Records shown →
********
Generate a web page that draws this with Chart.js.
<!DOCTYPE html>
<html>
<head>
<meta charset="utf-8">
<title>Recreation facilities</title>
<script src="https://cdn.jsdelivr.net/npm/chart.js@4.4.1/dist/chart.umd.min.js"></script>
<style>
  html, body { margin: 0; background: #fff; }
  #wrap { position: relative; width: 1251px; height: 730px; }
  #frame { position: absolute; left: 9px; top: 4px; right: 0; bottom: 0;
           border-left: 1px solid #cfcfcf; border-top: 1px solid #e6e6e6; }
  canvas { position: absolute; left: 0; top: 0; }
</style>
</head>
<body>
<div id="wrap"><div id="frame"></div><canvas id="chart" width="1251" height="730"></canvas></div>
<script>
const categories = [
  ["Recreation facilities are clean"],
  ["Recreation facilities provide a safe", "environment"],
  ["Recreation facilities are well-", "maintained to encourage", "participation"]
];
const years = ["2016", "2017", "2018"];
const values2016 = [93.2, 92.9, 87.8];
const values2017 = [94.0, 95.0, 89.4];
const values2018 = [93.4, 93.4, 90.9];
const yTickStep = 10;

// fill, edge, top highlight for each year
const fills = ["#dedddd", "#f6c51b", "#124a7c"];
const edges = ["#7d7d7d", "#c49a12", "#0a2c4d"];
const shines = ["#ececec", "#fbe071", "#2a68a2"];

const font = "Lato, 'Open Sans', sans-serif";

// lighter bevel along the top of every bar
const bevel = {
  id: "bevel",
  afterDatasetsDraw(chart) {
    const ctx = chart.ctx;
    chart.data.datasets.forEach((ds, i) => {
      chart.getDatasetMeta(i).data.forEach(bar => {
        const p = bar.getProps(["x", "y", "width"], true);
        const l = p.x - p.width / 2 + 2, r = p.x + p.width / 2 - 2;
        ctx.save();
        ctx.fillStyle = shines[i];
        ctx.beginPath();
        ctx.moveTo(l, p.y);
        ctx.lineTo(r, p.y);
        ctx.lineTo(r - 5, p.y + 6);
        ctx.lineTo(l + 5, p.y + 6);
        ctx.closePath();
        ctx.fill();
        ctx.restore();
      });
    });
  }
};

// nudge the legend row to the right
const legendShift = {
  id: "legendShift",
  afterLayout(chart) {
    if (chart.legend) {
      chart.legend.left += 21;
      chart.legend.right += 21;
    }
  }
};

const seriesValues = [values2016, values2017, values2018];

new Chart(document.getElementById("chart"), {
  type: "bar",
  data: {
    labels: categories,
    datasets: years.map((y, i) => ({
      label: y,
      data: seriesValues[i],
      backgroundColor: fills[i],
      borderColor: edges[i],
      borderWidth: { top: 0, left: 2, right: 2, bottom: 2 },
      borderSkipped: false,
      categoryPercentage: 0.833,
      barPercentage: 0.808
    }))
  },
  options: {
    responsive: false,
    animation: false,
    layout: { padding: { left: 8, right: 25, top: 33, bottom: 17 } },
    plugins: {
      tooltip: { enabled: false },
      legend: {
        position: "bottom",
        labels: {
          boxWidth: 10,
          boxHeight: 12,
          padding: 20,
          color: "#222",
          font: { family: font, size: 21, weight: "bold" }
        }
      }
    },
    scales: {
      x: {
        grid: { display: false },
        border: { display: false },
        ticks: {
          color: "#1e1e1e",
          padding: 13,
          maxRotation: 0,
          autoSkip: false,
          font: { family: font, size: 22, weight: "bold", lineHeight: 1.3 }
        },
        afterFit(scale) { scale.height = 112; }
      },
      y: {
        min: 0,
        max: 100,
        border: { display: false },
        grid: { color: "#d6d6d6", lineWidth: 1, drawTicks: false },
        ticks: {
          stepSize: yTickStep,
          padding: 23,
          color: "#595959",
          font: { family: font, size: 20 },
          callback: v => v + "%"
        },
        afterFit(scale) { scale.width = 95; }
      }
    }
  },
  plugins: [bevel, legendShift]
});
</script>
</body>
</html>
********
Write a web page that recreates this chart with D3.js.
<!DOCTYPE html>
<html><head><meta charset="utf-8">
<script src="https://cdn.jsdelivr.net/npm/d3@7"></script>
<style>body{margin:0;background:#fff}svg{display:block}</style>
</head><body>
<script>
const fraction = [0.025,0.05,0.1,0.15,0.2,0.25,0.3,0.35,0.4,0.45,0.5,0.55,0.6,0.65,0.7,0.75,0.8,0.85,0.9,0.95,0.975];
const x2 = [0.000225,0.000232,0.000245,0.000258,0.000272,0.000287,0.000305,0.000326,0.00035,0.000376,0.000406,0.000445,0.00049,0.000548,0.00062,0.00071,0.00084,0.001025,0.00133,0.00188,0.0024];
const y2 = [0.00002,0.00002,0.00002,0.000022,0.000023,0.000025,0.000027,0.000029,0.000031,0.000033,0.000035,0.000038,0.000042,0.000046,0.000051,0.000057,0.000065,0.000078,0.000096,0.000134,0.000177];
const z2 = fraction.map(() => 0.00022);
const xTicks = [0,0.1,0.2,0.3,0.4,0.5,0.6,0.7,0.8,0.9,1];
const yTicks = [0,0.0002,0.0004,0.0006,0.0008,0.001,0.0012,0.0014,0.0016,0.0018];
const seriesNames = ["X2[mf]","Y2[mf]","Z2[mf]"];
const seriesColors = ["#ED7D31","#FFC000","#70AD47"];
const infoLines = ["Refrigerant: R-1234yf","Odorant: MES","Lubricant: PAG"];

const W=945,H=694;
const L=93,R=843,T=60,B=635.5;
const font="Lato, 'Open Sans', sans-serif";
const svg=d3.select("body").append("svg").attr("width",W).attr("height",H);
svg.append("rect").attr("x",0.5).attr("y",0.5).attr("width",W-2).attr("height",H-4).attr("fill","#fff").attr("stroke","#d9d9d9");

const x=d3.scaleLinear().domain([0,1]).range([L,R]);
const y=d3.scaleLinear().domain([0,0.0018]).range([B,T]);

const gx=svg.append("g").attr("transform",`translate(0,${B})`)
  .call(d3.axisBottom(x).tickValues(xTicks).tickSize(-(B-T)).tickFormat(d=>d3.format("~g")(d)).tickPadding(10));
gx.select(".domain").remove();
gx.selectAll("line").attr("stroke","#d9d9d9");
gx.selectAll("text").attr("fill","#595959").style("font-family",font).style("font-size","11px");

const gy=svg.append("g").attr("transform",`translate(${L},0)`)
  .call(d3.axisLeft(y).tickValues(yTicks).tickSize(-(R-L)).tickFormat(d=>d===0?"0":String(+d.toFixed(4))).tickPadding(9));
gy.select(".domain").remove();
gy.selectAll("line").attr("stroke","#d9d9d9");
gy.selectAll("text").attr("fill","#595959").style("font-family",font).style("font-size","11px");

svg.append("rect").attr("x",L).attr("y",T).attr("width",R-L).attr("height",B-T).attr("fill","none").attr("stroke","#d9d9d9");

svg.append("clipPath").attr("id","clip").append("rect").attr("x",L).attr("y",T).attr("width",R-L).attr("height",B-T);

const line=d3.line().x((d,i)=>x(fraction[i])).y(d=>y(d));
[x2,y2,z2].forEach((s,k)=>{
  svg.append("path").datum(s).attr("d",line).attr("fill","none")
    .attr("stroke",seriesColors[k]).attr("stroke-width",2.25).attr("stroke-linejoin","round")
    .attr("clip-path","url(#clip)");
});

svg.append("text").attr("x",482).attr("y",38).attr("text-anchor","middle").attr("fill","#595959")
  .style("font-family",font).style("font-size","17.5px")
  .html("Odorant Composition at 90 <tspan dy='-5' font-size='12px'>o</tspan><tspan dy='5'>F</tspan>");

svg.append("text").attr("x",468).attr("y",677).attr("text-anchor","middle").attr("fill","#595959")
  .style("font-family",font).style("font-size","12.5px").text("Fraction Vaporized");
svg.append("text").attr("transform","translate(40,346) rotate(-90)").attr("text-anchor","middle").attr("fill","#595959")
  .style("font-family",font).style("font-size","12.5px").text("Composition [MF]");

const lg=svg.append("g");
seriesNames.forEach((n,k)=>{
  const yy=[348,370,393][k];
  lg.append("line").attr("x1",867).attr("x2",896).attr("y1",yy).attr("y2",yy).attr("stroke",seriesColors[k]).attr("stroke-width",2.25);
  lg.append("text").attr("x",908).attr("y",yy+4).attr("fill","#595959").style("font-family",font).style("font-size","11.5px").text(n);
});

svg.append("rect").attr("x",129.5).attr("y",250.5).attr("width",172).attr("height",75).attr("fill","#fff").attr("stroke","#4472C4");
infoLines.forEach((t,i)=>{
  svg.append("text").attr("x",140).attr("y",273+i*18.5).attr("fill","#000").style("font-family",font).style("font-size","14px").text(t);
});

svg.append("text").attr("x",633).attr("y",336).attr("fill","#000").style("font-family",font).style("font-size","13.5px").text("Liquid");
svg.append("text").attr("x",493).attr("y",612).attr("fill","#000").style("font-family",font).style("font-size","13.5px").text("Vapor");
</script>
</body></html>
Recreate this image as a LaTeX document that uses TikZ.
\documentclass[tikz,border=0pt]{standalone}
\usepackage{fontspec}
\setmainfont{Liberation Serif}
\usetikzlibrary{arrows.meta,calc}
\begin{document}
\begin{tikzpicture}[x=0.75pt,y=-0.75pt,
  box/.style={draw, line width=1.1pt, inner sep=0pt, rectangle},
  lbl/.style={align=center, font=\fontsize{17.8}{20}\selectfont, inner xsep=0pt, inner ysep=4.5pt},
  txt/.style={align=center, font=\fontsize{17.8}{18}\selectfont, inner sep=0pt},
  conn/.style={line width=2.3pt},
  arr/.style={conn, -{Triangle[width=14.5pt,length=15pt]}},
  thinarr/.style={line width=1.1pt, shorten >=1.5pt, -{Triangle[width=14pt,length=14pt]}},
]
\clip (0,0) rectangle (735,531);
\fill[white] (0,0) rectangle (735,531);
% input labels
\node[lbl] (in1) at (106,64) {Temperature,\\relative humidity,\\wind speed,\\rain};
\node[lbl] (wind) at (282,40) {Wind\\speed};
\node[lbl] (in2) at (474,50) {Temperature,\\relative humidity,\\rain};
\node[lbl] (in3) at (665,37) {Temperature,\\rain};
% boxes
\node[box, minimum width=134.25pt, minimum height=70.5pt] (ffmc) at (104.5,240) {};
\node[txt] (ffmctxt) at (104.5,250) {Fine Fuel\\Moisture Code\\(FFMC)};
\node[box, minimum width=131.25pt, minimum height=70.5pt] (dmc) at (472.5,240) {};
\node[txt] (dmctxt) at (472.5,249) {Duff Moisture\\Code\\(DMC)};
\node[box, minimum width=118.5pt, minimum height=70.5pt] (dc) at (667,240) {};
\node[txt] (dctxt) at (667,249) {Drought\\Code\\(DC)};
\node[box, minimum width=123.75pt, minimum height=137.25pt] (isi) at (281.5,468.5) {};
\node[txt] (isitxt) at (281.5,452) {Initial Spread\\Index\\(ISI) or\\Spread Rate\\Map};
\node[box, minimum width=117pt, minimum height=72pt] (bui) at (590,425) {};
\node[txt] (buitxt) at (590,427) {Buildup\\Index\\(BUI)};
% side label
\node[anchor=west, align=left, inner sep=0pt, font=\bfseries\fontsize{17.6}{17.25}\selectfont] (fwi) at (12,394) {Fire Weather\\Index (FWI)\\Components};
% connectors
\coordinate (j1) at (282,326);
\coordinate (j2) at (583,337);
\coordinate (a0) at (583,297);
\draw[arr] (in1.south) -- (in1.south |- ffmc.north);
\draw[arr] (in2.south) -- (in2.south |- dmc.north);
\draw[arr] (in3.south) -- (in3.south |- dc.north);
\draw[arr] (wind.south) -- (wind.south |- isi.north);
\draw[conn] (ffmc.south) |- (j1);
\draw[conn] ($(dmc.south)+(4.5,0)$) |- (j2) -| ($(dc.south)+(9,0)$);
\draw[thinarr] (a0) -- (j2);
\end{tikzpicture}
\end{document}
********
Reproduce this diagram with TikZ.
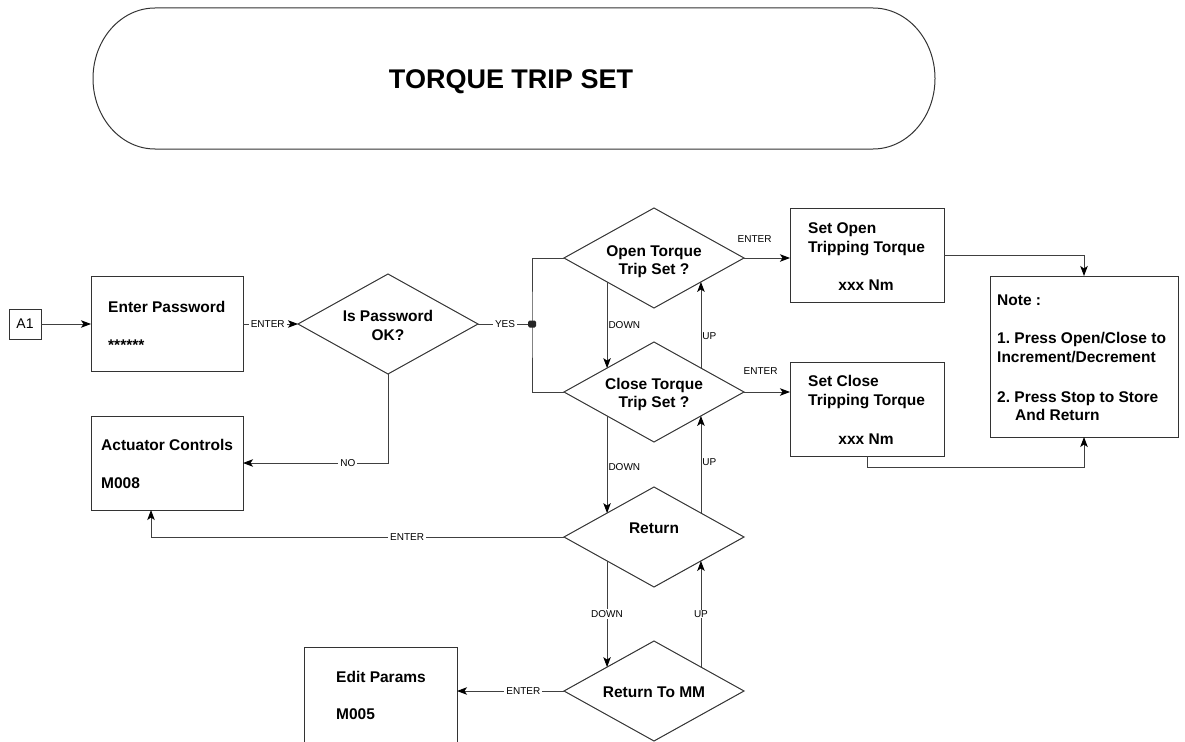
********
Objective → Write out only the lines that run from the line containing "Generate a web" through the line containing "const seriesValues = [values2016, values2017, values2018];", both included, exactly as they appear above.

Result of this exercise →
Generate a web page that draws this with Chart.js.
<!DOCTYPE html>
<html>
<head>
<meta charset="utf-8">
<title>Recreation facilities</title>
<script src="https://cdn.jsdelivr.net/npm/chart.js@4.4.1/dist/chart.umd.min.js"></script>
<style>
  html, body { margin: 0; background: #fff; }
  #wrap { position: relative; width: 1251px; height: 730px; }
  #frame { position: absolute; left: 9px; top: 4px; right: 0; bottom: 0;
           border-left: 1px solid #cfcfcf; border-top: 1px solid #e6e6e6; }
  canvas { position: absolute; left: 0; top: 0; }
</style>
</head>
<body>
<div id="wrap"><div id="frame"></div><canvas id="chart" width="1251" height="730"></canvas></div>
<script>
const categories = [
  ["Recreation facilities are clean"],
  ["Recreation facilities provide a safe", "environment"],
  ["Recreation facilities are well-", "maintained to encourage", "participation"]
];
const years = ["2016", "2017", "2018"];
const values2016 = [93.2, 92.9, 87.8];
const values2017 = [94.0, 95.0, 89.4];
const values2018 = [93.4, 93.4, 90.9];
const yTickStep = 10;

// fill, edge, top highlight for each year
const fills = ["#dedddd", "#f6c51b", "#124a7c"];
const edges = ["#7d7d7d", "#c49a12", "#0a2c4d"];
const shines = ["#ececec", "#fbe071", "#2a68a2"];

const font = "Lato, 'Open Sans', sans-serif";

// lighter bevel along the top of every bar
const bevel = {
  id: "bevel",
  afterDatasetsDraw(chart) {
    const ctx = chart.ctx;
    chart.data.datasets.forEach((ds, i) => {
      chart.getDatasetMeta(i).data.forEach(bar => {
        const p = bar.getProps(["x", "y", "width"], true);
        const l = p.x - p.width / 2 + 2, r = p.x + p.width / 2 - 2;
        ctx.save();
        ctx.fillStyle = shines[i];
        ctx.beginPath();
        ctx.moveTo(l, p.y);
        ctx.lineTo(r, p.y);
        ctx.lineTo(r - 5, p.y + 6);
        ctx.lineTo(l + 5, p.y + 6);
        ctx.closePath();
        ctx.fill();
        ctx.restore();
      });
    });
  }
};

// nudge the legend row to the right
const legendShift = {
  id: "legendShift",
  afterLayout(chart) {
    if (chart.legend) {
      chart.legend.left += 21;
      chart.legend.right += 21;
    }
  }
};

const seriesValues = [values2016, values2017, values2018];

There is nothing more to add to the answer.